* _SOURCE EXCERPT_:
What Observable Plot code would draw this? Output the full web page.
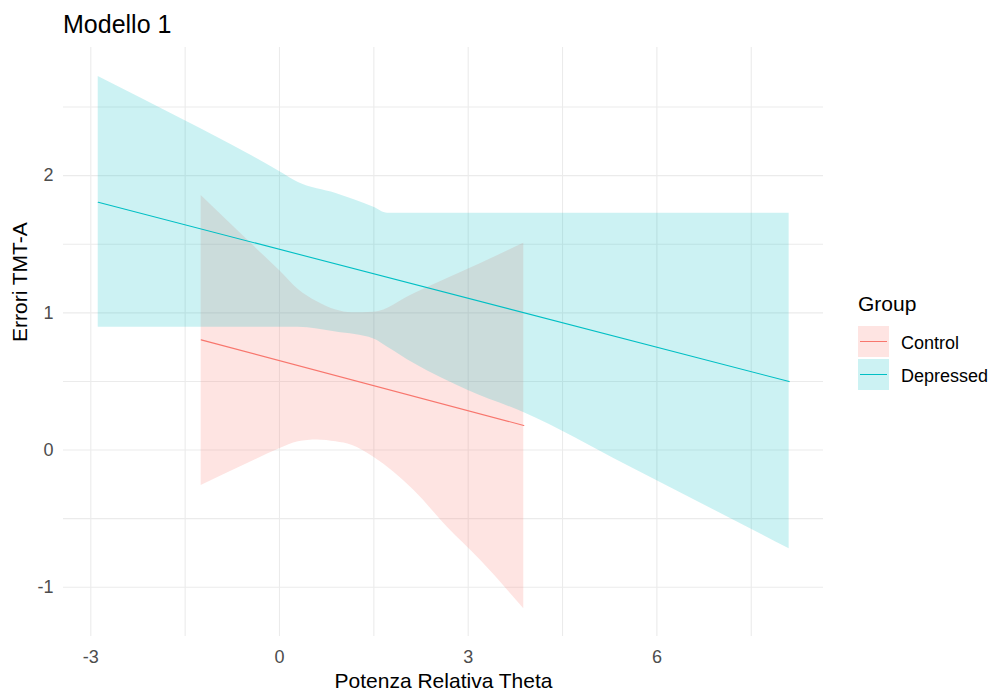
<!DOCTYPE html>
<html>
<head>
<meta charset="utf-8">
<script src="https://cdn.jsdelivr.net/npm/d3@7"></script>
<script src="https://cdn.jsdelivr.net/npm/@observablehq/plot@0.6"></script>
<style>
  html, body { margin: 0; padding: 0; background: #fff; }
  #chart { position: relative; width: 995px; height: 690px; font-family: "Liberation Sans", Arial, sans-serif; }
  #chart svg { position: absolute; left: 0; top: 0; }
  .title { position: absolute; left: 63px; top: 10px; font-size: 25px; color: #000; white-space: nowrap; }
  .legend-title { position: absolute; left: 858px; top: 292px; font-size: 21px; color: #000; }
  .key { position: absolute; left: 858px; width: 31px; height: 31px; }
  .key i { position: absolute; left: 2px; right: 2px; top: 15px; height: 1.2px; }
  .key-label { position: absolute; left: 901px; font-size: 18px; color: #000; white-space: nowrap; }
</style>
</head>
<body>
<div id="chart">
  <div class="title">Modello 1</div>
</div>
<script>
// Group names and colours (ggplot2 default hue palette)
const groups = ["Control", "Depressed"];
const groupColors = ["#F8766D", "#00BFC4"];

// Fitted regression lines: endpoints of each group's x range
const controlLineX = [-1.245, 3.884];
const controlLineY = [0.803, 0.179];
const depressedLineX = [-2.882, 8.103];
const depressedLineY = [1.806, 0.499];

// Confidence band, Control group
const controlBandX = [-1.245, -0.5, 0, 0.3, 0.6, 0.9, 1.15, 1.5, 2.14, 2.67, 3.2, 3.884];
const controlUpper = [1.855, 1.527, 1.308, 1.17, 1.08, 1.02, 1.0, 1.005, 1.14, 1.25, 1.36, 1.507];
const controlLower = [-0.259, -0.096, 0.009, 0.06, 0.074, 0.06, 0.035, -0.052, -0.295, -0.563, -0.805, -1.157];

// Confidence band, Depressed group
const depressedBandX = [-2.882, -1.5, -0.5, 0, 0.3, 0.9, 1.5, 1.72, 2.14, 3.0, 3.9, 5.5, 8.103];
const depressedUpper = [2.723, 2.40, 2.16, 2.03, 1.95, 1.87, 1.77, 1.726, 1.726, 1.726, 1.726, 1.726, 1.726];
const depressedLower = [0.895, 0.895, 0.895, 0.895, 0.895, 0.86, 0.81, 0.75, 0.63, 0.434, 0.27, -0.105, -0.72];

// Axis ticks and grid lines
const xTicks = [-3, 0, 3, 6];
const xGrid = [-3, -1.5, 0, 1.5, 3, 4.5, 6, 7.5];
const yTicks = [-1, 0, 1, 2];
const yGrid = [-1, -0.5, 0, 0.5, 1, 1.5, 2, 2.5];

const band = (xs, lo, hi) => xs.map((x, i) => ({x, lo: lo[i], hi: hi[i]}));
const line = (xs, ys) => xs.map((x, i) => ({x, y: ys[i]}));

const depBand = band(depressedBandX, depressedLower, depressedUpper);
const ctlBand = band(controlBandX, controlLower, controlUpper);
const depLine = line(depressedLineX, depressedLineY);
const ctlLine = line(controlLineX, controlLineY);

const font = "'Liberation Sans', Arial, sans-serif";
const fmt = d => String(d);

const plot = Plot.plot({
  width: 995,
  height: 690,
  marginLeft: 63,
  marginRight: 172,
  marginTop: 47,
  marginBottom: 54,
  x: {domain: [-3.434, 8.649]},
  y: {domain: [-1.359, 2.934]},
  style: {fontFamily: font, background: "transparent", overflow: "visible"},
  marks: [
    Plot.ruleX(xGrid, {stroke: "#ebebeb", strokeWidth: 1.1}),
    Plot.ruleY(yGrid, {stroke: "#ebebeb", strokeWidth: 1.1}),
    Plot.areaY(ctlBand, {x: "x", y1: "lo", y2: "hi", fill: groupColors[0], fillOpacity: 0.2, curve: "monotone-x"}),
    Plot.areaY(depBand, {x: "x", y1: "lo", y2: "hi", fill: groupColors[1], fillOpacity: 0.2, curve: "monotone-x"}),
    Plot.line(ctlLine, {x: "x", y: "y", stroke: groupColors[0], strokeWidth: 1.1}),
    Plot.line(depLine, {x: "x", y: "y", stroke: groupColors[1], strokeWidth: 1.1}),
    Plot.axisX(xTicks, {tickSize: 0, tickPadding: 14, fontSize: 18, color: "#4D4D4D", label: null, tickFormat: fmt}),
    Plot.axisY(yTicks, {tickSize: 0, tickPadding: 10, fontSize: 18, color: "#4D4D4D", label: null, tickFormat: fmt}),
    Plot.text(["Potenza Relativa Theta"], {frameAnchor: "bottom", dy: 51, fontSize: 21, fill: "#000", lineAnchor: "bottom"}),
    Plot.text(["Errori TMT-A"], {frameAnchor: "left", dx: -43, rotate: -90, fontSize: 21, fill: "#000"})
  ]
});

const chart = document.getElementById("chart");
chart.appendChild(plot);

// Legend
const legendTitle = document.createElement("div");
legendTitle.className = "legend-title";
legendTitle.textContent = "Group";
chart.appendChild(legendTitle);

const keyTops = [326, 359];
groups.forEach((g, i) => {
  const key = document.createElement("div");
  key.className = "key";
  key.style.top = keyTops[i] + "px";
  const c = d3.color(groupColors[i]);
  key.style.background = `rgba(${c.r},${c.g},${c.b},0.2)`;
  const ln = document.createElement("i");
  ln.style.background = groupColors[i];
  key.appendChild(ln);
  chart.appendChild(key);

  const lab = document.createElement("div");
  lab.className = "key-label";
  lab.style.top = (keyTops[i] + 7) + "px";
  lab.textContent = g;
  chart.appendChild(lab);
});
</script>
</body>
</html>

* _EXERCISE OBJECTIVE_:
Every line above should be returned word for word, with the pictures left behind.

* _REPLY_:
What Observable Plot code would draw this? Output the full web page.
<!DOCTYPE html>
<html>
<head>
<meta charset="utf-8">
<script src="https://cdn.jsdelivr.net/npm/d3@7"></script>
<script src="https://cdn.jsdelivr.net/npm/@observablehq/plot@0.6"></script>
<style>
  html, body { margin: 0; padding: 0; background: #fff; }
  #chart { position: relative; width: 995px; height: 690px; font-family: "Liberation Sans", Arial, sans-serif; }
  #chart svg { position: absolute; left: 0; top: 0; }
  .title { position: absolute; left: 63px; top: 10px; font-size: 25px; color: #000; white-space: nowrap; }
  .legend-title { position: absolute; left: 858px; top: 292px; font-size: 21px; color: #000; }
  .key { position: absolute; left: 858px; width: 31px; height: 31px; }
  .key i { position: absolute; left: 2px; right: 2px; top: 15px; height: 1.2px; }
  .key-label { position: absolute; left: 901px; font-size: 18px; color: #000; white-space: nowrap; }
</style>
</head>
<body>
<div id="chart">
  <div class="title">Modello 1</div>
</div>
<script>
// Group names and colours (ggplot2 default hue palette)
const groups = ["Control", "Depressed"];
const groupColors = ["#F8766D", "#00BFC4"];

// Fitted regression lines: endpoints of each group's x range
const controlLineX = [-1.245, 3.884];
const controlLineY = [0.803, 0.179];
const depressedLineX = [-2.882, 8.103];
const depressedLineY = [1.806, 0.499];

// Confidence band, Control group
const controlBandX = [-1.245, -0.5, 0, 0.3, 0.6, 0.9, 1.15, 1.5, 2.14, 2.67, 3.2, 3.884];
const controlUpper = [1.855, 1.527, 1.308, 1.17, 1.08, 1.02, 1.0, 1.005, 1.14, 1.25, 1.36, 1.507];
const controlLower = [-0.259, -0.096, 0.009, 0.06, 0.074, 0.06, 0.035, -0.052, -0.295, -0.563, -0.805, -1.157];

// Confidence band, Depressed group
const depressedBandX = [-2.882, -1.5, -0.5, 0, 0.3, 0.9, 1.5, 1.72, 2.14, 3.0, 3.9, 5.5, 8.103];
const depressedUpper = [2.723, 2.40, 2.16, 2.03, 1.95, 1.87, 1.77, 1.726, 1.726, 1.726, 1.726, 1.726, 1.726];
const depressedLower = [0.895, 0.895, 0.895, 0.895, 0.895, 0.86, 0.81, 0.75, 0.63, 0.434, 0.27, -0.105, -0.72];

// Axis ticks and grid lines
const xTicks = [-3, 0, 3, 6];
const xGrid = [-3, -1.5, 0, 1.5, 3, 4.5, 6, 7.5];
const yTicks = [-1, 0, 1, 2];
const yGrid = [-1, -0.5, 0, 0.5, 1, 1.5, 2, 2.5];

const band = (xs, lo, hi) => xs.map((x, i) => ({x, lo: lo[i], hi: hi[i]}));
const line = (xs, ys) => xs.map((x, i) => ({x, y: ys[i]}));

const depBand = band(depressedBandX, depressedLower, depressedUpper);
const ctlBand = band(controlBandX, controlLower, controlUpper);
const depLine = line(depressedLineX, depressedLineY);
const ctlLine = line(controlLineX, controlLineY);

const font = "'Liberation Sans', Arial, sans-serif";
const fmt = d => String(d);

const plot = Plot.plot({
  width: 995,
  height: 690,
  marginLeft: 63,
  marginRight: 172,
  marginTop: 47,
  marginBottom: 54,
  x: {domain: [-3.434, 8.649]},
  y: {domain: [-1.359, 2.934]},
  style: {fontFamily: font, background: "transparent", overflow: "visible"},
  marks: [
    Plot.ruleX(xGrid, {stroke: "#ebebeb", strokeWidth: 1.1}),
    Plot.ruleY(yGrid, {stroke: "#ebebeb", strokeWidth: 1.1}),
    Plot.areaY(ctlBand, {x: "x", y1: "lo", y2: "hi", fill: groupColors[0], fillOpacity: 0.2, curve: "monotone-x"}),
    Plot.areaY(depBand, {x: "x", y1: "lo", y2: "hi", fill: groupColors[1], fillOpacity: 0.2, curve: "monotone-x"}),
    Plot.line(ctlLine, {x: "x", y: "y", stroke: groupColors[0], strokeWidth: 1.1}),
    Plot.line(depLine, {x: "x", y: "y", stroke: groupColors[1], strokeWidth: 1.1}),
    Plot.axisX(xTicks, {tickSize: 0, tickPadding: 14, fontSize: 18, color: "#4D4D4D", label: null, tickFormat: fmt}),
    Plot.axisY(yTicks, {tickSize: 0, tickPadding: 10, fontSize: 18, color: "#4D4D4D", label: null, tickFormat: fmt}),
    Plot.text(["Potenza Relativa Theta"], {frameAnchor: "bottom", dy: 51, fontSize: 21, fill: "#000", lineAnchor: "bottom"}),
    Plot.text(["Errori TMT-A"], {frameAnchor: "left", dx: -43, rotate: -90, fontSize: 21, fill: "#000"})
  ]
});

const chart = document.getElementById("chart");
chart.appendChild(plot);

// Legend
const legendTitle = document.createElement("div");
legendTitle.className = "legend-title";
legendTitle.textContent = "Group";
chart.appendChild(legendTitle);

const keyTops = [326, 359];
groups.forEach((g, i) => {
  const key = document.createElement("div");
  key.className = "key";
  key.style.top = keyTops[i] + "px";
  const c = d3.color(groupColors[i]);
  key.style.background = `rgba(${c.r},${c.g},${c.b},0.2)`;
  const ln = document.createElement("i");
  ln.style.background = groupColors[i];
  key.appendChild(ln);
  chart.appendChild(key);

  const lab = document.createElement("div");
  lab.className = "key-label";
  lab.style.top = (keyTops[i] + 7) + "px";
  lab.textContent = g;
  chart.appendChild(lab);
});
</script>
</body>
</html>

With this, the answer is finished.